Available data >>
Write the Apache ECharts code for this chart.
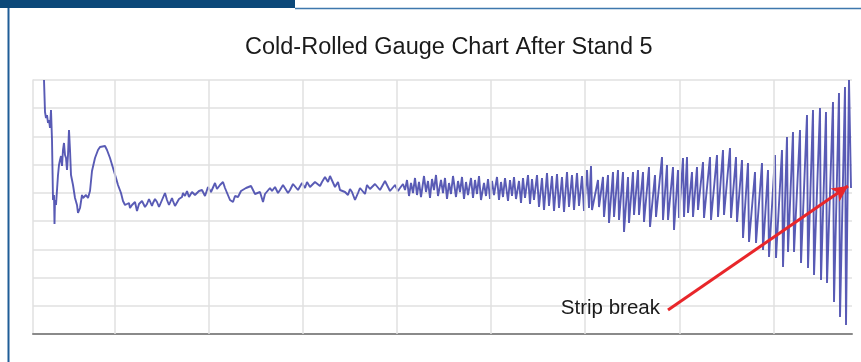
<!DOCTYPE html>
<html><head><meta charset="utf-8">
<script src="https://cdn.jsdelivr.net/npm/echarts@6/dist/echarts.min.js"></script>
<style>html,body{margin:0;padding:0;background:#fff}#c{width:861px;height:362px}</style>
</head><body><div id="c"></div>
<script>
const titleText = 'Cold-Rolled Gauge Chart After Stand 5';
const breakLabel = 'Strip break';

// [sample position, gauge level]
const startup = [[44,254],[45,222],[46,216],[47,219],[48,211],[49,214],[50,206],[51,224],[52,194],[53,134],[54,139],[54.5,110],[55,134],[56,129],[57,144],[58,159],[59,169],[60,174],[61,178],[62,168],[63,184],[64,191],[65,179],[66,176],[67,164],[68,179],[69,204],[70,184],[71,159],[73,149],[75,136],[77,129],[78,121],[80,126],[82,139],[83,136],[86,139],[88,136],[90,143],[92,163],[95,176],[98,184],[100,187],[102,189],[105,188],[107,184],[110,176],[113,166],[116,156],[118,149],[121,141],[123,133],[125,129],[127,128],[129,131],[130,126],[132,129],[133,128],[135,132],[137,123],[139,130],[140,128],[142,133],[143,131],[145,127],[147,130],[149,135],[150,133],[152,128],[153,131],[155,135],[157,132],[159,127],[160,129],[162,134],[163,136],[165,141],[167,134],[169,129],[170,131],[172,136],[173,133],[175,128],[177,129],[179,135],[180,133],[182,137],[183,141],[185,138],[187,143],[189,137],[190,136],[192,142],[193,144],[195,139],[197,138],[199,143],[200,141]];

const steady = [[202,144],[205,138],[208,147],[211,142],[215,151],[217,145],[220,149],[223,152],[225,146],[227,144],[230,134],[233,132],[235,138],[238,137],[241,143],[243,141],[246,146],[248,144],[251,148],[253,147],[255,140],[257,141],[260,142],[263,132],[265,140],[267,139],[270,146],[272,143],[275,147],[278,141],[280,144],[283,149],[285,147],[288,141],[290,144],[293,150],[295,149],[298,144],[302,151],[305,146],[307,152],[310,147],[312,149],[315,152],[317,154],[320,148],[322,152],[325,157],[328,152],[330,158],[332,156],[335,147],[338,152],[340,144],[342,146],[345,142],[348,139],[350,145],[352,142],[355,134],[358,141],[360,146],[362,144],[365,140],[367,149],[370,145],[372,144],[375,150],[377,151],[380,144],[382,146],[385,153],[387,152],[390,143],[392,142],[395,149],[398,143],[400,146],[403,150],[405,144]];

const ripple = [[407,154],[409,138],[411,151],[413,141],[415,156],[417,139],[419,152],[421,137],[424,158],[426,142],[428,153],[430,136],[432,155],[434,144],[436,159],[438,138],[441,154],[443,141],[445,156],[447,135],[449,151],[451,140],[453,158],[456,137],[458,153],[460,142],[462,157],[464,135],[466,152],[468,139],[471,156],[473,136],[475,154],[477,140],[479,158],[481,134],[484,151],[486,138],[488,155],[490,135],[492,153],[494,139],[497,157],[499,134],[501,152],[503,137],[505,156],[508,133],[510,154],[512,138],[514,157],[516,135],[519,153],[521,131],[523,156],[525,136],[528,159],[530,130],[532,155],[534,134],[537,159],[539,127],[542,156],[544,124],[547,161],[549,128],[552,158],[554,123],[557,160],[559,126],[562,157],[564,122],[567,162],[569,127],[572,159],[574,124],[577,161],[579,128],[582,158],[584,123],[587,164],[589,126]];

const chatter = [[591,168],[592,124],[598,154],[599,127],[603,157],[604,117],[608,159],[609,111],[613,162],[614,117],[618,164],[619,114],[623,162],[624,102],[628,157],[629,111],[633,162],[634,119],[638,164],[639,119],[643,162],[644,112],[649,167],[650,107],[655,159],[656,117],[662,177],[663,114],[667,169],[668,114],[673,167],[674,104],[678,164],[679,116],[683,176],[684,117],[687,177],[688,121],[692,162],[693,117],[697,167],[698,124],[703,172],[704,116],[710,177],[711,114],[717,179],[718,117],[723,184],[724,119]];

const breakup = [[730,186],[731,116],[736,177],[737,112],[742,174],[743,96],[748,171],[749,92],[755,162],[756,91],[762,171],[763,84],[768,164],[769,77],[775,179],[776,76],[782,184],[783,67],[787,197],[788,82],[793,202],[794,82],[800,204],[801,71],[807,219],[808,66],[813,224],[814,59],[820,226],[821,54],[826,222],[827,51],[833,232],[834,32],[839,241],[840,17],[845,247],[846,9],[849,254],[851,146]];

const gridColumns = [115,209,303,397,491,585,680,774];
const arrowFrom = [668,24];
const arrowTo = [848,148];
const labelAnchor = [660,26];

const trace = [].concat(startup, steady, ripple, chatter, breakup);

const chart = echarts.init(document.getElementById('c'), null, {renderer:'canvas'});
chart.setOption({
  animation: false,
  backgroundColor: '#ffffff',
  title: {
    text: titleText, left: 240, top: 31,
    textStyle: {fontFamily: 'Liberation Sans', fontSize: 23.5, fontWeight: 'normal', color: '#1a1a1a'}
  },
  graphic: [
    {type:'rect', shape:{x:0,y:0,width:295,height:8}, style:{fill:'#0b4879'}, silent:true},
    {type:'line', shape:{x1:295,y1:8.5,x2:861,y2:8.5}, style:{stroke:'#3f78ad', lineWidth:1.5}, silent:true},
    {type:'line', shape:{x1:8.5,y1:8,x2:8.5,y2:362}, style:{stroke:'#1f5d97', lineWidth:2}, silent:true}
  ],
  grid: {left: 33, right: 9, top: 80, bottom: 28},
  xAxis: {
    type: 'value', min: 33, max: 852,
    axisLine: {show: true, onZero: false, lineStyle: {color: '#8a8a8a', width: 2}},
    axisTick: {show: false}, axisLabel: {show: false}, splitLine: {show: false}
  },
  yAxis: {
    type: 'value', min: 0, max: 254, interval: 254/9,
    axisLine: {show: true, lineStyle: {color: '#e0e0e0', width: 1.5}},
    axisTick: {show: false}, axisLabel: {show: false},
    splitLine: {show: true, lineStyle: {color: '#e0e0e0', width: 1.5}}
  },
  series: [
    {
      type: 'line', data: [], z: 1, silent: true,
      markLine: {
        silent: true, symbol: 'none', label: {show: false}, animation: false,
        lineStyle: {color: '#e0e0e0', width: 1.5, type: 'solid'},
        data: gridColumns.map(v => ({xAxis: v}))
      }
    },
    {
      type: 'line', data: trace, z: 2, showSymbol: false, silent: true,
      lineStyle: {color: '#3c3ea8', width: 1.9, opacity: 0.85}
    },
    {
      type: 'line', data: [], z: 5, silent: true,
      markLine: {
        silent: true, symbol: ['none', 'arrow'], symbolSize: [12, 16], animation: false,
        label: {show: false},
        lineStyle: {color: '#e8262a', width: 3, type: 'solid'},
        data: [[{coord: arrowFrom}, {coord: arrowTo}]]
      },
      markPoint: {
        silent: true, symbol: 'circle', symbolSize: 0, animation: false,
        label: {show: true, position: 'left', distance: 0, formatter: breakLabel,
                color: '#1a1a1a', fontSize: 20.5, fontFamily: 'Liberation Sans'},
        data: [{coord: labelAnchor}]
      }
    }
  ]
});
</script></body></html>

Prompt >> Write out, word for word, the lines from the start of the data through the one holding "const breakLabel = 'Strip break';". Omit pictures.

Answer for the task >>
Write the Apache ECharts code for this chart.
<!DOCTYPE html>
<html><head><meta charset="utf-8">
<script src="https://cdn.jsdelivr.net/npm/echarts@6/dist/echarts.min.js"></script>
<style>html,body{margin:0;padding:0;background:#fff}#c{width:861px;height:362px}</style>
</head><body><div id="c"></div>
<script>
const titleText = 'Cold-Rolled Gauge Chart After Stand 5';
const breakLabel = 'Strip break';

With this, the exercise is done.